REQUIRED TASK => Reproduce exactly the lines below, from the first one through the line containing "const voltTicks = [-150,-100,-50,0,50,100,150];", and omit any pictures.

SUPPLIED MATERIAL =>
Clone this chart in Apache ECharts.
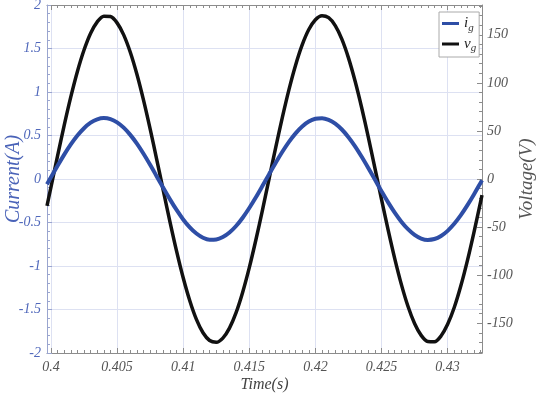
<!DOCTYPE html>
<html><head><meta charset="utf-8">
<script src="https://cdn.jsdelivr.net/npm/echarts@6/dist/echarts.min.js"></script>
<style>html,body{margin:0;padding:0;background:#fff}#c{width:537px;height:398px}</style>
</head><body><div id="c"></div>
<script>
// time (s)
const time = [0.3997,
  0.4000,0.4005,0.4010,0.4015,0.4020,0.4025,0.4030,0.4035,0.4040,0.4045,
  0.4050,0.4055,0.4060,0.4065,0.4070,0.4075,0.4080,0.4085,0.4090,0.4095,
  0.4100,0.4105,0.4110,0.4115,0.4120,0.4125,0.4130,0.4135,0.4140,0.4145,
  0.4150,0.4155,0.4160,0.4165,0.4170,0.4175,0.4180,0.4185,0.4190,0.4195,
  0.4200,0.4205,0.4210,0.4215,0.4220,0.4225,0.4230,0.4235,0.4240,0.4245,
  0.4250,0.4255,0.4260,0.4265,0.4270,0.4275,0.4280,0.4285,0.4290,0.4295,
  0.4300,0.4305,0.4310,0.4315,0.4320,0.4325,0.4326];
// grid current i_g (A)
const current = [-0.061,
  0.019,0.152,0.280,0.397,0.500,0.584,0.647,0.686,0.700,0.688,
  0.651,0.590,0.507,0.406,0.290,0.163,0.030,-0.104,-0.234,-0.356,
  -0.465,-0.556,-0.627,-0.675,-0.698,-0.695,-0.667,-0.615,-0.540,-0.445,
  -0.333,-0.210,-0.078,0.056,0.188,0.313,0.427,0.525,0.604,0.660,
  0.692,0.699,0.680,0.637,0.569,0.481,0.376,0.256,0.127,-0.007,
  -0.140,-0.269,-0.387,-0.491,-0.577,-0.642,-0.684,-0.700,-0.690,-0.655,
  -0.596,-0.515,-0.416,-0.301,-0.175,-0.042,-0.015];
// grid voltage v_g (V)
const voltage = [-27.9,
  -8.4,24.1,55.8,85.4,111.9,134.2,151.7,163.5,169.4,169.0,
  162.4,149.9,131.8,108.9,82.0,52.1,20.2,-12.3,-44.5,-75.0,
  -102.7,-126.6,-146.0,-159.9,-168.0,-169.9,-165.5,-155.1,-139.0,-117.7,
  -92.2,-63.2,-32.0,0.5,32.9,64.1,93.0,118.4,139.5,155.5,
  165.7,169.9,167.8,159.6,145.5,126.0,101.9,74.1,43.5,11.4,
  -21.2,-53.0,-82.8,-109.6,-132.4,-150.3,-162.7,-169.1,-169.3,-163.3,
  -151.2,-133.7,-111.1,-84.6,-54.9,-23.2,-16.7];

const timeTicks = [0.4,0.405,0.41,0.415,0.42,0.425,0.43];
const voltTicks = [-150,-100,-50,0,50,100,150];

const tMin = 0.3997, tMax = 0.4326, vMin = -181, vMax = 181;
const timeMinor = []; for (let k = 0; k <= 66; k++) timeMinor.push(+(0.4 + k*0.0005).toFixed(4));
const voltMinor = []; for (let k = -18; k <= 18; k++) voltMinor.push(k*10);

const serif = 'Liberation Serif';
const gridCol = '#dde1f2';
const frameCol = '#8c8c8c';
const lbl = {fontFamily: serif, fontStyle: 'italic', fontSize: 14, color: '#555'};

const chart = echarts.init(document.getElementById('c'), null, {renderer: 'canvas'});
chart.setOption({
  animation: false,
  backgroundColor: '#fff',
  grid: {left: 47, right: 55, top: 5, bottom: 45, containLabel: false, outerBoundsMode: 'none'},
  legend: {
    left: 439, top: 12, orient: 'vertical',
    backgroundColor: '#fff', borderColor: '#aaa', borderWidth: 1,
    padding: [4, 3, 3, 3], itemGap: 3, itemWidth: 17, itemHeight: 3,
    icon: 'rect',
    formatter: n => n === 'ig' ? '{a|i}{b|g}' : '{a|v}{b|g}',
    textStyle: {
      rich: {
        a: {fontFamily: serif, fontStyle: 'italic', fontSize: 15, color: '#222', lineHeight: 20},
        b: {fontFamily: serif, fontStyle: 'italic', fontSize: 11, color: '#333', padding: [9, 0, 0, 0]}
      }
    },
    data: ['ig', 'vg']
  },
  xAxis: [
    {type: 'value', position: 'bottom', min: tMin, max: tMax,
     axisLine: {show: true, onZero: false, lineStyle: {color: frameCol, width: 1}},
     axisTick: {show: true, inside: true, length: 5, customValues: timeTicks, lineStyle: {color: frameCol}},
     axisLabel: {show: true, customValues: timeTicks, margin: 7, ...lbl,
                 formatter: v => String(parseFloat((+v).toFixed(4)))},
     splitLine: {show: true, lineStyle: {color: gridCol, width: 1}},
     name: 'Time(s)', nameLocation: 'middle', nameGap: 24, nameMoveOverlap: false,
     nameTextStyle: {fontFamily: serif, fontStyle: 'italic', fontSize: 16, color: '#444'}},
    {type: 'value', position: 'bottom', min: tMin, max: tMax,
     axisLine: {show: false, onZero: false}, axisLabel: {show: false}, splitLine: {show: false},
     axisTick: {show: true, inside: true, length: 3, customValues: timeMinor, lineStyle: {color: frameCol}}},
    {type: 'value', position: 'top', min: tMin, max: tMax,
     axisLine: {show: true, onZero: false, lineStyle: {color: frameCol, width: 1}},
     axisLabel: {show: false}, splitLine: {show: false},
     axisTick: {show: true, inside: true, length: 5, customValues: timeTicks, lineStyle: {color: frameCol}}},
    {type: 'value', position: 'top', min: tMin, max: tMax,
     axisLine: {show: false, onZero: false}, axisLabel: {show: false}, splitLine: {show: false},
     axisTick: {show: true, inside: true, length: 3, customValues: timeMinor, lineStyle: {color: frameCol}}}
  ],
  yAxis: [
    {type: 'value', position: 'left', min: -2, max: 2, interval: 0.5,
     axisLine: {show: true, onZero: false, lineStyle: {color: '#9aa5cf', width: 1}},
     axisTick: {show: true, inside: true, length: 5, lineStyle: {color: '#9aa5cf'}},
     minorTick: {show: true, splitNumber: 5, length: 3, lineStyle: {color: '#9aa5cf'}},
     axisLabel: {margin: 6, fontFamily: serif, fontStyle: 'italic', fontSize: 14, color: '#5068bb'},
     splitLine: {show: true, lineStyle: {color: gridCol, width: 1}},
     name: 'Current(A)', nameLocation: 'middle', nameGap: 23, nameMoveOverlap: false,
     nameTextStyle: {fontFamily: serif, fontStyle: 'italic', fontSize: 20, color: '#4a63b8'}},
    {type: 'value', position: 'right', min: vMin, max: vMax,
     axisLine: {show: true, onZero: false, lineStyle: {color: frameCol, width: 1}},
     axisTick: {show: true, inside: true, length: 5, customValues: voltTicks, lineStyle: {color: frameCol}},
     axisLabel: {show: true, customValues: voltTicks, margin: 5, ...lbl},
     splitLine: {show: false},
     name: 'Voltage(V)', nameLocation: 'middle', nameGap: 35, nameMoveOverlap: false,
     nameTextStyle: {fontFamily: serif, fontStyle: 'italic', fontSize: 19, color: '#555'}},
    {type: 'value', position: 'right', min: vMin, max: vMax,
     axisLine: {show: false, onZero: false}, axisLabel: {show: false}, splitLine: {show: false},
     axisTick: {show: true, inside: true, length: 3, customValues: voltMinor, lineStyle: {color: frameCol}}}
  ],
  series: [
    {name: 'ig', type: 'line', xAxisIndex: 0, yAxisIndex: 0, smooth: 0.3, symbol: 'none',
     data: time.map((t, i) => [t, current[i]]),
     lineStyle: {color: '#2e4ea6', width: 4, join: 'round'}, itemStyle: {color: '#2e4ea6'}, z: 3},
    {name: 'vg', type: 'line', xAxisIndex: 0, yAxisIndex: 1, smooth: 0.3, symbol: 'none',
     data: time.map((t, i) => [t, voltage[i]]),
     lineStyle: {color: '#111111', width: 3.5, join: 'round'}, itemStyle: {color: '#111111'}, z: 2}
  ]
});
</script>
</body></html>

TASK RESPONSE =>
Clone this chart in Apache ECharts.
<!DOCTYPE html>
<html><head><meta charset="utf-8">
<script src="https://cdn.jsdelivr.net/npm/echarts@6/dist/echarts.min.js"></script>
<style>html,body{margin:0;padding:0;background:#fff}#c{width:537px;height:398px}</style>
</head><body><div id="c"></div>
<script>
// time (s)
const time = [0.3997,
  0.4000,0.4005,0.4010,0.4015,0.4020,0.4025,0.4030,0.4035,0.4040,0.4045,
  0.4050,0.4055,0.4060,0.4065,0.4070,0.4075,0.4080,0.4085,0.4090,0.4095,
  0.4100,0.4105,0.4110,0.4115,0.4120,0.4125,0.4130,0.4135,0.4140,0.4145,
  0.4150,0.4155,0.4160,0.4165,0.4170,0.4175,0.4180,0.4185,0.4190,0.4195,
  0.4200,0.4205,0.4210,0.4215,0.4220,0.4225,0.4230,0.4235,0.4240,0.4245,
  0.4250,0.4255,0.4260,0.4265,0.4270,0.4275,0.4280,0.4285,0.4290,0.4295,
  0.4300,0.4305,0.4310,0.4315,0.4320,0.4325,0.4326];
// grid current i_g (A)
const current = [-0.061,
  0.019,0.152,0.280,0.397,0.500,0.584,0.647,0.686,0.700,0.688,
  0.651,0.590,0.507,0.406,0.290,0.163,0.030,-0.104,-0.234,-0.356,
  -0.465,-0.556,-0.627,-0.675,-0.698,-0.695,-0.667,-0.615,-0.540,-0.445,
  -0.333,-0.210,-0.078,0.056,0.188,0.313,0.427,0.525,0.604,0.660,
  0.692,0.699,0.680,0.637,0.569,0.481,0.376,0.256,0.127,-0.007,
  -0.140,-0.269,-0.387,-0.491,-0.577,-0.642,-0.684,-0.700,-0.690,-0.655,
  -0.596,-0.515,-0.416,-0.301,-0.175,-0.042,-0.015];
// grid voltage v_g (V)
const voltage = [-27.9,
  -8.4,24.1,55.8,85.4,111.9,134.2,151.7,163.5,169.4,169.0,
  162.4,149.9,131.8,108.9,82.0,52.1,20.2,-12.3,-44.5,-75.0,
  -102.7,-126.6,-146.0,-159.9,-168.0,-169.9,-165.5,-155.1,-139.0,-117.7,
  -92.2,-63.2,-32.0,0.5,32.9,64.1,93.0,118.4,139.5,155.5,
  165.7,169.9,167.8,159.6,145.5,126.0,101.9,74.1,43.5,11.4,
  -21.2,-53.0,-82.8,-109.6,-132.4,-150.3,-162.7,-169.1,-169.3,-163.3,
  -151.2,-133.7,-111.1,-84.6,-54.9,-23.2,-16.7];

const timeTicks = [0.4,0.405,0.41,0.415,0.42,0.425,0.43];
const voltTicks = [-150,-100,-50,0,50,100,150];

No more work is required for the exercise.